Quindici pannelli che seguono una linea storica che va dalle persecuzioni prima del fascismo ai campi di concentramento e alla situazione successiva alla liberazione. Sono il cuore di “Omocausto, la persecuzione invisibile”, la mostra che ricorda l’olocausto di gay, lesbiche, bisex e transgender internate nei campi di concentramento nazisti durante la Seconda Guerra Mondiale.
L’esposizione, organizzata da Arcigay Reggio Emilia in collaborazione con il Comune, raccoglie materiale proveniente dai Musei sull’Olocausto di Berlino e di Washington e verrà inaugurata nella sala civica di via Morandi 8, a fianco del municipio, in occasione della Giornata internazionale contro l’omofobia, la bifobia e la transfobia. L’appuntamento è quindi per sabato 21 maggio alle 21, per il taglio del nastro seguito da una visita guidata. Interverranno il sindaco Nico Giberti, l’assessore alle Pari opportunità, Roberta Ibattici e il presidente di Arcigay Reggio Emilia, Alberto Nicolini. L’esposizione sarà visitabile fino al 5 giugno.
“Ancora una volta Albinea si rivela una comunità attenta alle minoranze. – afferma Nicolini – È con gratitudine che presenteremo la nostra nuova mostra sulle vittime LGBTI+ delle persecuzioni nazifasciste, che si conclude con uno sguardo a ciò che accade oggi, nella speranza che questo aiuti a allargare la comprensione della cittadinanza attraverso la grande empatia più volte dimostrata”.
La storia della strage delle persone gay, lesbiche, bisex e transgender nei campi di concentramento è spaventosa. Furono circa 14 mila coloro che furono internati. Di questi solo circa 4 mila sono sopravvissuti. L’obiettivo della mostra è offrire un breve percorso storico per tramandare la memoria di uno sterminio dimenticato. Nella Germania di Hitler gli atteggiamenti omosessuali erano regolati dal paragrafo 175 del Codice penale, “un atto sessuale innaturale commesso tra persone di sesso maschile o da esseri umani con animali è punibile con la prigione. Può essere imposta la pena accessoria della perdita dei diritti civili”. La norma fu abrogata solo diversi anni dopo la fine della guerra e furono molti gli ex deportati che non poterono richiedere un risarcimento allo Stato. In Italia la situazione era diversa, ma non migliore.
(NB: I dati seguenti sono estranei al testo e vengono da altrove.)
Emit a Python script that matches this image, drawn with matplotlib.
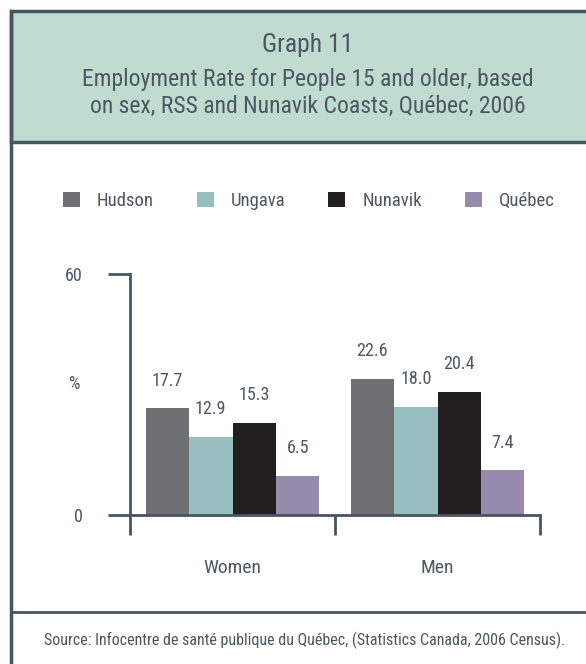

Alla stesura del Codice penale la norma che prevedeva l’omosessualità come reato venne stralciata perché si diceva che “in Italia sono tutti maschi”.
Fu adottata la tecnica del silenzio, ma bastava essere indicati o etichettati da maldicenza o solo sospettati come omosessuali per essere mandati al confino.
Ancora oggi sono 78 i Paesi in cui è prevista la carcerazione per gli omosessuali e 5 quelli che prevedono la pena di morte. Sono invece 30 i Paesi che riconoscono le unioni omosessuali e 57 quelli che hanno leggi a tutela dei diritti delle persone omosessuali (dati 2012, Ilga).